En l’espèce, si la société Crealyst fait état de l’existence de brevets dont elle est titulaire, l’action engagée contre la société Time Services est une action, d’une part en responsabilité contractuelle, et d’autre part en responsabilité délictuelle, et non pas une action relative à un brevet ou connexe à une action relative à un brevet

La société Crealyst indique avoir récemment découvert que la société Time Service n’a pas respecté depuis 2012 certaines obligations figurant dans les différents contrats conclus entre les parties, lui imposant de ne pas porter atteinte à ses droits sur sa technologie, son savoir-faire et ses machines, et se positionnait ainsi comme un de ses concurrents.

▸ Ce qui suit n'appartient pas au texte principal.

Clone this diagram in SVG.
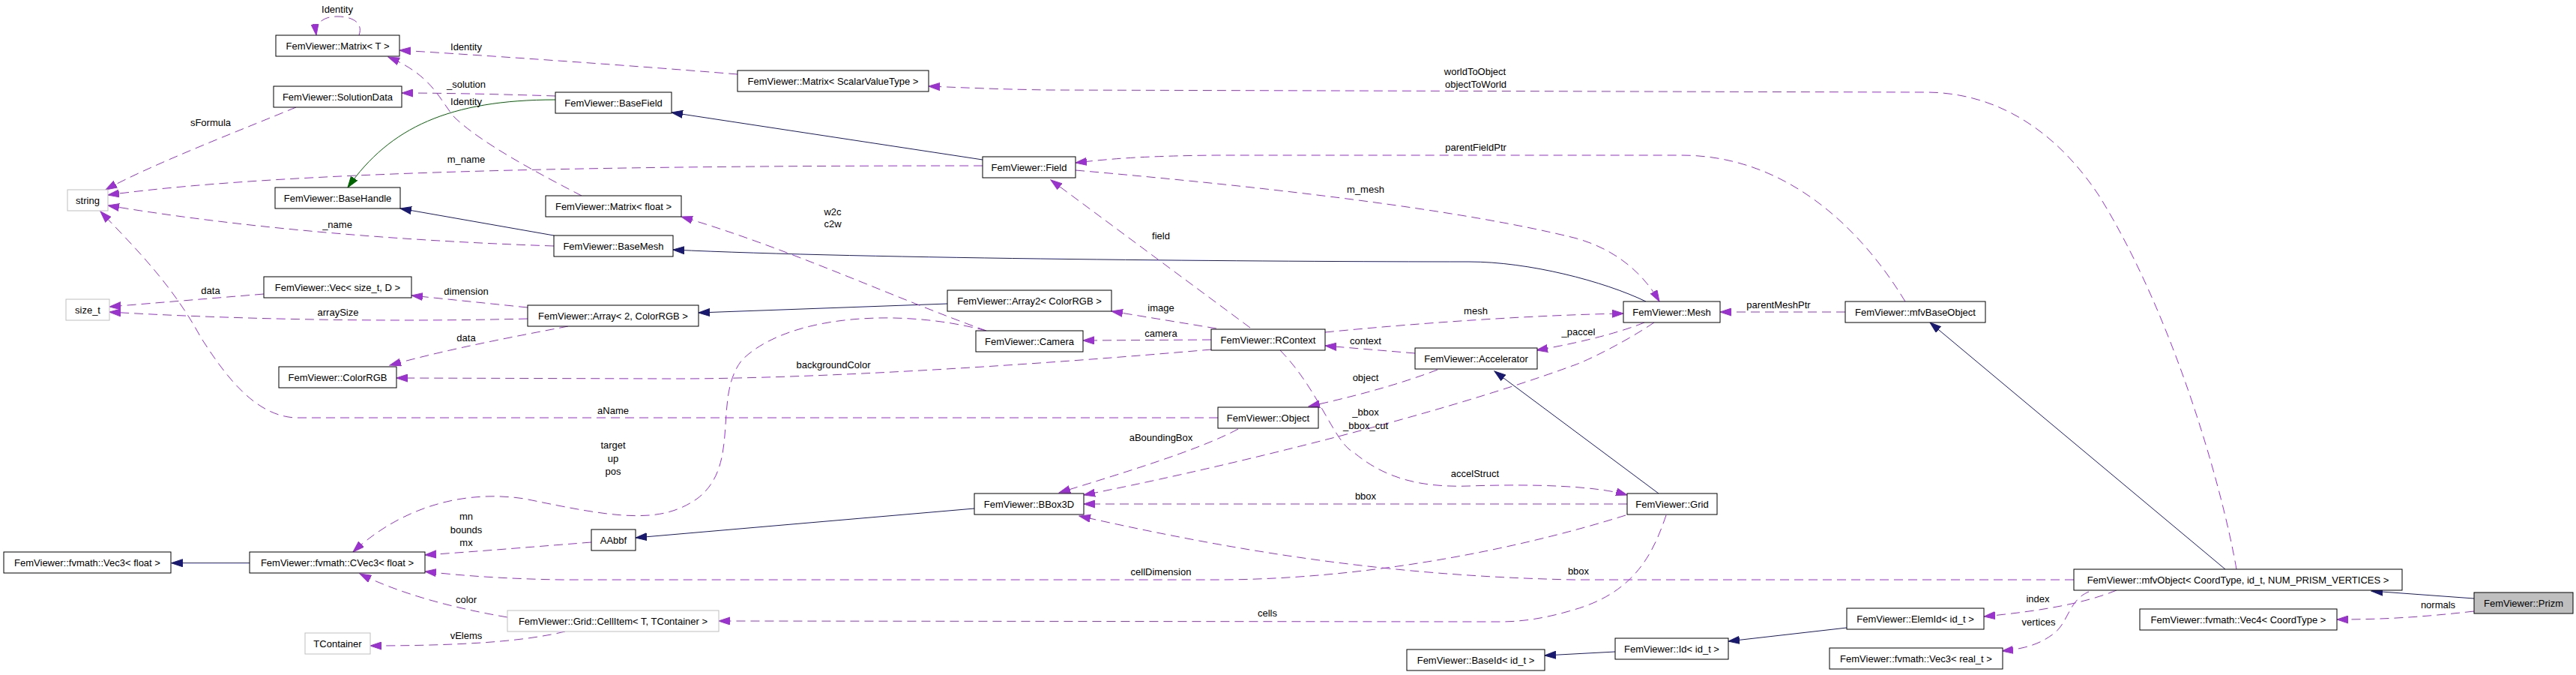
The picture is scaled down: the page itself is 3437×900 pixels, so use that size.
<svg xmlns="http://www.w3.org/2000/svg" width="3437" height="900" viewBox="0 0 3437 900">
<style>
text{font-family:"Liberation Sans",Arial,sans-serif;font-size:13px;fill:#000;text-anchor:middle}
.n rect{fill:#fff;stroke:#000;stroke-width:1}
.g rect{fill:#fff;stroke:#bfbfbf;stroke-width:1}
.f rect{fill:#bfbfbf;stroke:#000;stroke-width:1}
.u{fill:none;stroke:#9a32cd;stroke-width:1;stroke-dasharray:12,7;marker-end:url(#ap)}
.i{fill:none;stroke:#191970;stroke-width:1;marker-end:url(#ai)}
.p{fill:none;stroke:#006400;stroke-width:1;marker-end:url(#ag)}
</style>
<defs>
<marker id="ap" markerWidth="16" markerHeight="11" refX="15" refY="5.5" orient="auto" markerUnits="userSpaceOnUse"><path d="M0,0.5 L15,5.5 L0,10.5 z" fill="#9a32cd" stroke="#9a32cd"/></marker>
<marker id="ai" markerWidth="16" markerHeight="11" refX="15" refY="5.5" orient="auto" markerUnits="userSpaceOnUse"><path d="M0,0.5 L15,5.5 L0,10.5 z" fill="#191970" stroke="#191970"/></marker>
<marker id="ag" markerWidth="16" markerHeight="11" refX="15" refY="5.5" orient="auto" markerUnits="userSpaceOnUse"><path d="M0,0.5 L15,5.5 L0,10.5 z" fill="#006400" stroke="#006400"/></marker>
</defs>
<rect width="3437" height="900" fill="#fff"/>
<g id="connectors">
<path class="i" d="M333,750.7 L228.6,750.7"/>
<path class="i" d="M1300,678 L848,717"/>
<path class="i" d="M1311,213 L896,150"/>
<path class="i" d="M739,314 L534,278"/>
<path class="i" d="M2196,402 C2140,375 2040,349 1960,349 C1700,349 1150,345 898,333"/>
<path class="i" d="M1264,405 L932,417"/>
<path class="i" d="M2213,658 L1994,495"/>
<path class="i" d="M2969,759 L2575,430"/>
<path class="i" d="M3301,798 L3164,788"/>
<path class="i" d="M2464,837 L2306,855"/>
<path class="i" d="M2155,869 L2061,874"/>
<path class="p" d="M741,133 C600,133 520,170 464,250"/>
<path class="u" d="M479,47 C485,30 470,22 450,22 C430,22 420,32 422,47"/>
<path class="u" d="M984,99 C850,88 650,74 533,67"/>
<path class="u" d="M776,261 C720,232 640,190 605,155 C585,130 575,100 518,76"/>
<path class="u" d="M741,128 C680,126 600,124 536,124"/>
<path class="u" d="M395,143 C330,170 200,220 141,253"/>
<path class="u" d="M1311,221 C900,221 400,225 144,260"/>
<path class="u" d="M739,328 C500,320 300,300 144,274"/>
<path class="u" d="M1625,557 L395,557 C340,555 300,500 268,450 C230,380 180,330 134,282"/>
<path class="u" d="M352,392 L146,409"/>
<path class="u" d="M704,410 L549,394"/>
<path class="u" d="M704,425 C500,430 300,425 146,416"/>
<path class="u" d="M758,435 C680,450 600,465 520,487"/>
<path class="u" d="M1616,466 C1400,485 1100,505 900,505 L529,504"/>
<path class="u" d="M1623,438 L1483,415"/>
<path class="u" d="M1616,453 L1445,454"/>
<path class="u" d="M1668,437 L1402,240"/>
<path class="u" d="M1768,443 C1900,430 2050,420 2166,418"/>
<path class="u" d="M1888,471 L1768,461"/>
<path class="u" d="M2194,430 C2170,440 2120,455 2050,467"/>
<path class="u" d="M1918,493 C1860,515 1800,530 1746,542"/>
<path class="u" d="M2207,430 C2170,455 2120,480 2100,487 C1900,560 1600,630 1446,660"/>
<path class="u" d="M1652,572 C1600,600 1500,630 1413,657"/>
<path class="u" d="M1708,467 C1760,520 1780,590 1806,603 C1850,640 1900,650 1960,648 C2050,645 2130,648 2171,660"/>
<path class="u" d="M2171,672 L1446,672"/>
<path class="u" d="M2767,773 L2100,773 C1850,768 1650,735 1440,688"/>
<path class="u" d="M2169,687 C2000,740 1800,773 1623,773 L750,773 C680,772 620,768 567,762"/>
<path class="u" d="M2223,687 C2205,740 2180,790 2100,813 C2060,825 2030,829 2000,829 L959,828"/>
<path class="u" d="M1316,441 C1200,400 1050,330 909,289"/>
<path class="u" d="M1316,441 C1200,410 1050,420 990,480 C950,530 990,620 930,665 C880,700 820,690 700,665 C600,650 520,690 471,736"/>
<path class="u" d="M789,723 C700,730 640,735 567,740"/>
<path class="u" d="M677,823 C600,810 530,790 480,765"/>
<path class="u" d="M754,842 C700,855 620,861 494,861"/>
<path class="u" d="M2542,402 C2480,300 2380,207 2243,207 L1623,207 C1520,208 1480,212 1435,217"/>
<path class="u" d="M1435,227 C1700,250 1950,280 2100,317 C2150,330 2190,360 2214,402"/>
<path class="u" d="M2462,416 L2295,416"/>
<path class="u" d="M2984,759 C2965,650 2900,420 2800,260 C2740,170 2660,123 2569,123 L1400,120 C1330,119 1290,117 1239,115"/>
<path class="u" d="M2824,787 C2780,805 2720,815 2647,822"/>
<path class="u" d="M2787,789 C2760,800 2760,830 2740,845 C2720,860 2700,865 2671,868"/>
<path class="u" d="M3301,815 C3230,823 3180,826 3118,826"/>
<text x="450" y="17">Identity</text>
<text x="622" y="67">Identity</text>
<text x="622" y="117">_solution</text>
<text x="622" y="140">Identity</text>
<text x="622" y="217">m_name</text>
<text x="281" y="168">sFormula</text>
<text x="450" y="304">_name</text>
<text x="818" y="552">aName</text>
<text x="281" y="392">data</text>
<text x="622" y="393">dimension</text>
<text x="451" y="421">arraySize</text>
<text x="622" y="455">data</text>
<text x="1112" y="491">backgroundColor</text>
<text x="1549" y="415">image</text>
<text x="1549" y="449">camera</text>
<text x="1549" y="319">field</text>
<text x="1969" y="419">mesh</text>
<text x="1822" y="459">context</text>
<text x="2106" y="447">_paccel</text>
<text x="1822" y="508">object</text>
<text x="1822" y="554">_bbox</text>
<text x="1822" y="572">_bbox_cut</text>
<text x="1549" y="588">aBoundingBox</text>
<text x="1968" y="636">accelStruct</text>
<text x="1822" y="666">bbox</text>
<text x="2106" y="766">bbox</text>
<text x="1549" y="767">cellDimension</text>
<text x="1691" y="822">cells</text>
<text x="1111" y="287">w2c</text>
<text x="1111" y="303">c2w</text>
<text x="818" y="598">target</text>
<text x="818" y="616">up</text>
<text x="818" y="633">pos</text>
<text x="622" y="693">mn</text>
<text x="622" y="711">bounds</text>
<text x="622" y="728">mx</text>
<text x="622" y="804">color</text>
<text x="622" y="852">vElems</text>
<text x="1969" y="201">parentFieldPtr</text>
<text x="1822" y="257">m_mesh</text>
<text x="2373" y="411">parentMeshPtr</text>
<text x="1968" y="100">worldToObject</text>
<text x="1969" y="117">objectToWorld</text>
<text x="2719" y="803">index</text>
<text x="2720" y="834">vertices</text>
<text x="3253" y="811">normals</text>
</g>
<g id="n1" class="n"><rect x="368" y="47" width="165" height="28"/><text x="450.5" y="65.5">FemViewer::Matrix&lt; T &gt;</text></g>
<g id="n2" class="n"><rect x="365" y="115" width="171" height="28"/><text x="450.5" y="133.5">FemViewer::SolutionData</text></g>
<g id="n3" class="g"><rect x="90" y="253" width="54" height="28"/><text x="117" y="271.5">string</text></g>
<g id="n4" class="n"><rect x="367" y="250" width="167" height="28"/><text x="450.5" y="268.5">FemViewer::BaseHandle</text></g>
<g id="n5" class="n"><rect x="741" y="123" width="155" height="28"/><text x="818.5" y="141.5">FemViewer::BaseField</text></g>
<g id="n6" class="n"><rect x="984" y="94" width="255" height="28"/><text x="1111.5" y="112.5">FemViewer::Matrix&lt; ScalarValueType &gt;</text></g>
<g id="n7" class="n"><rect x="1311" y="209" width="124" height="28"/><text x="1373" y="227.5">FemViewer::Field</text></g>
<g id="n8" class="n"><rect x="728" y="261" width="181" height="28"/><text x="818.5" y="279.5">FemViewer::Matrix&lt; float &gt;</text></g>
<g id="n9" class="n"><rect x="739" y="314" width="159" height="28"/><text x="818.5" y="332.5">FemViewer::BaseMesh</text></g>
<g id="n10" class="n"><rect x="352" y="369" width="197" height="28"/><text x="450.5" y="387.5">FemViewer::Vec&lt; size_t, D &gt;</text></g>
<g id="n11" class="g"><rect x="88" y="399" width="58" height="28"/><text x="117" y="417.5">size_t</text></g>
<g id="n12" class="n"><rect x="704" y="407" width="228" height="28"/><text x="818" y="425.5">FemViewer::Array&lt; 2, ColorRGB &gt;</text></g>
<g id="n13" class="n"><rect x="372" y="489" width="157" height="28"/><text x="450.5" y="507.5">FemViewer::ColorRGB</text></g>
<g id="n14" class="n"><rect x="1264" y="387" width="219" height="28"/><text x="1373.5" y="405.5">FemViewer::Array2&lt; ColorRGB &gt;</text></g>
<g id="n15" class="n"><rect x="1302" y="441" width="143" height="28"/><text x="1373.5" y="459.5">FemViewer::Camera</text></g>
<g id="n16" class="n"><rect x="1616" y="439" width="152" height="28"/><text x="1692" y="457.5">FemViewer::RContext</text></g>
<g id="n17" class="n"><rect x="1625" y="543" width="134" height="28"/><text x="1692" y="561.5">FemViewer::Object</text></g>
<g id="n18" class="n"><rect x="1888" y="464" width="163" height="28"/><text x="1969.5" y="482.5">FemViewer::Accelerator</text></g>
<g id="n19" class="n"><rect x="2166" y="402" width="129" height="28"/><text x="2230.5" y="420.5">FemViewer::Mesh</text></g>
<g id="n20" class="n"><rect x="2462" y="402" width="187" height="28"/><text x="2555.5" y="420.5">FemViewer::mfvBaseObject</text></g>
<g id="n21" class="n"><rect x="1300" y="658" width="146" height="28"/><text x="1373" y="676.5">FemViewer::BBox3D</text></g>
<g id="n22" class="n"><rect x="789" y="706" width="59" height="28"/><text x="818.5" y="724.5">AAbbf</text></g>
<g id="n23" class="n"><rect x="5" y="736" width="223" height="28"/><text x="116.5" y="754.5">FemViewer::fvmath::Vec3&lt; float &gt;</text></g>
<g id="n24" class="n"><rect x="333" y="736" width="234" height="28"/><text x="450" y="754.5">FemViewer::fvmath::CVec3&lt; float &gt;</text></g>
<g id="n25" class="g"><rect x="677" y="814" width="282" height="28"/><text x="818" y="832.5">FemViewer::Grid::CellItem&lt; T, TContainer &gt;</text></g>
<g id="n26" class="g"><rect x="407" y="844" width="87" height="28"/><text x="450.5" y="862.5">TContainer</text></g>
<g id="n27" class="n"><rect x="2171" y="658" width="120" height="28"/><text x="2231" y="676.5">FemViewer::Grid</text></g>
<g id="n28" class="n"><rect x="2767" y="759" width="438" height="28"/><text x="2986" y="777.5">FemViewer::mfvObject&lt; CoordType, id_t, NUM_PRISM_VERTICES &gt;</text></g>
<g id="n29" class="f"><rect x="3301" y="790" width="132" height="28"/><text x="3367" y="808.5">FemViewer::Prizm</text></g>
<g id="n30" class="n"><rect x="2855" y="812" width="263" height="28"/><text x="2986.5" y="830.5">FemViewer::fvmath::Vec4&lt; CoordType &gt;</text></g>
<g id="n31" class="n"><rect x="2464" y="811" width="183" height="28"/><text x="2555.5" y="829.5">FemViewer::ElemId&lt; id_t &gt;</text></g>
<g id="n32" class="n"><rect x="2155" y="851" width="151" height="28"/><text x="2230.5" y="869.5">FemViewer::Id&lt; id_t &gt;</text></g>
<g id="n33" class="n"><rect x="2441" y="864" width="231" height="28"/><text x="2556.5" y="882.5">FemViewer::fvmath::Vec3&lt; real_t &gt;</text></g>
<g id="n34" class="n"><rect x="1877" y="866" width="184" height="28"/><text x="1969" y="884.5">FemViewer::BaseId&lt; id_t &gt;</text></g>
</svg>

Or en l’espèce, il résulte des termes du jugement dont appel que la société Crealyst a, par acte d’huissier de justice en date du 2 mars 2021, fait assigner la société Time Service devant le tribunal de commerce de Paris sur le fondement des articles 1134, 1142 et 1147 anciens du code civil ainsi que 1382 ancien du même code, pour obtenir paiement de diverses sommes en réparation de différents préjudices subis du fait de manquements de la société défenderesse à ses obligations contractuelles et à son obligation de négocier de bonne foi, dans des conditions de nature à créer la confusion entre la machine «’Pro Dense’» de la société Time Service et sa machine «’Calydens’» ainsi que les services respectivement proposés par les parties.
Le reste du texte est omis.